Caldwell believes the EU may well issue a new directive to address the main concerns of the ECJ, but this will take time:
The directive was phrased in terms of law enforcement, where the EU has some standing, not national security where the EU has very little standing. We should expect that EU member states that have a history of this type of activity will continue to require telecoms and ISPs to store the data for national security purposes. However, this ruling will balkanize the data, making pan-EU law enforcement and anti-terrorism analysis more difficult.
It also makes a global consensus on data retention policies - always a hideously elusive Holy Grail - even less likely, liberating both opponents and advocates of legislative powers to argue their case more strongly.
For example, the day after the ECJ ruling, the Romanian government introduced proposals to increase surveillance of its citizens, including plans to make users of free wifi identify themselves to providers and allow them to retain data about them.
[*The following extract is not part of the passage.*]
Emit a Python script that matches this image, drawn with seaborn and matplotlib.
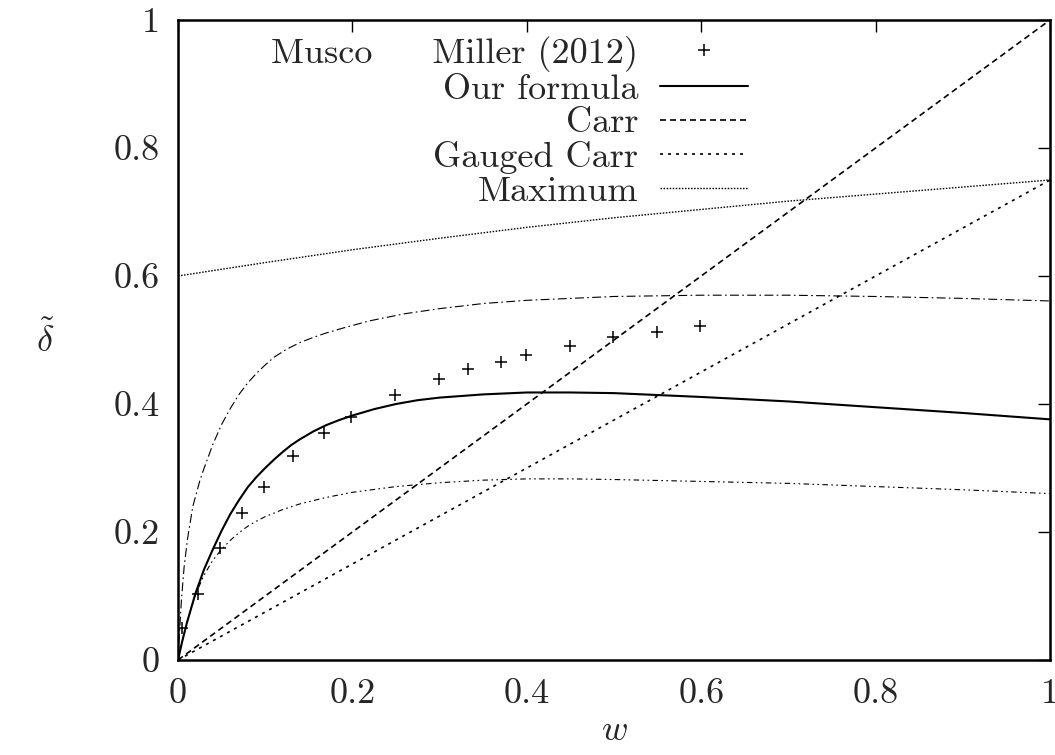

Meanwhile opponents of data retention in Australia seized on the ECJ ruling as a national debate on the planned legislative changes hots up there.
The US government has yet to make any official comment.
On the face of it, a triumph for democracy. The Data Retention Directive was bad law, forced through without due scrutiny on the back of the bombings in London and Madrid.
Terrible though those incidents clearly were, using them as an excuse to fast track ill-considered and disproportionate legislation was never an acceptable response.
The EU will have to go back to the drawing board, which is good news for the likes of Commissioner for Justice Vivian Reding in her hell-bent campaign to toughen up EU data protection laws. Never waste a good crisis, as they say.
Reding is running out of time - her term in office ends in September. Her patience with those who don’t go along with her interpretation of the need for tough new laws is also running out it seems, based on comments she made earlier this year:
“There has been a lot of hypocrisy in the debate. There were those who called for a high level of data protection in Europe, while simultaneously arguing that the Regulation should be replaced by a Directive. A Directive would mean the status quo. It would mean 28 Member States doing what they want. It would mean data protection on paper but not in practice.
“We have listened to these arguments for two years. Round and round in circles while, every day, the headlines have reminded us of why the reform is important. Waiting patiently – or maybe not so patiently – as Big Data has been generated against the will of the people.
“And yet in practice where do we stand? Discussions are mature. The text is ready. It is just a matter of political will.”
I don’t know what effect she has in Washington, but she scares the living daylights out of me.
Meanwhile the ECJ ruling is potentially bad news for US cloud services providers as one element that will be leapt upon by Brussels is the bit about not allowing EU data to reside on non-EU resident servers (or in other words, US servers).
Ironically, the Obama administration is said to be planning to base mass data gathering reform around the basic model of the now debunked EU directive, taking US call metadata collection out of the NSA’s hands, and shifting the burden to the telcos.
President Obama last month said of the plan:
“I am confident that it allows us to do what is necessary in order to deal the threat of a terrorist attack, but does so in a way that addresses people’s concerns.”
But now the ECJ has come down against the EU directive, Europe is essentially without a formal data retention regime for now and the ECJ ruling is bound to be cited in opposition to Obama’s proposed amendments.
That said, the Obama regime has a great opportunity to learn here from Europe’s mistakes around data retention legislation, should it choose to pay heed.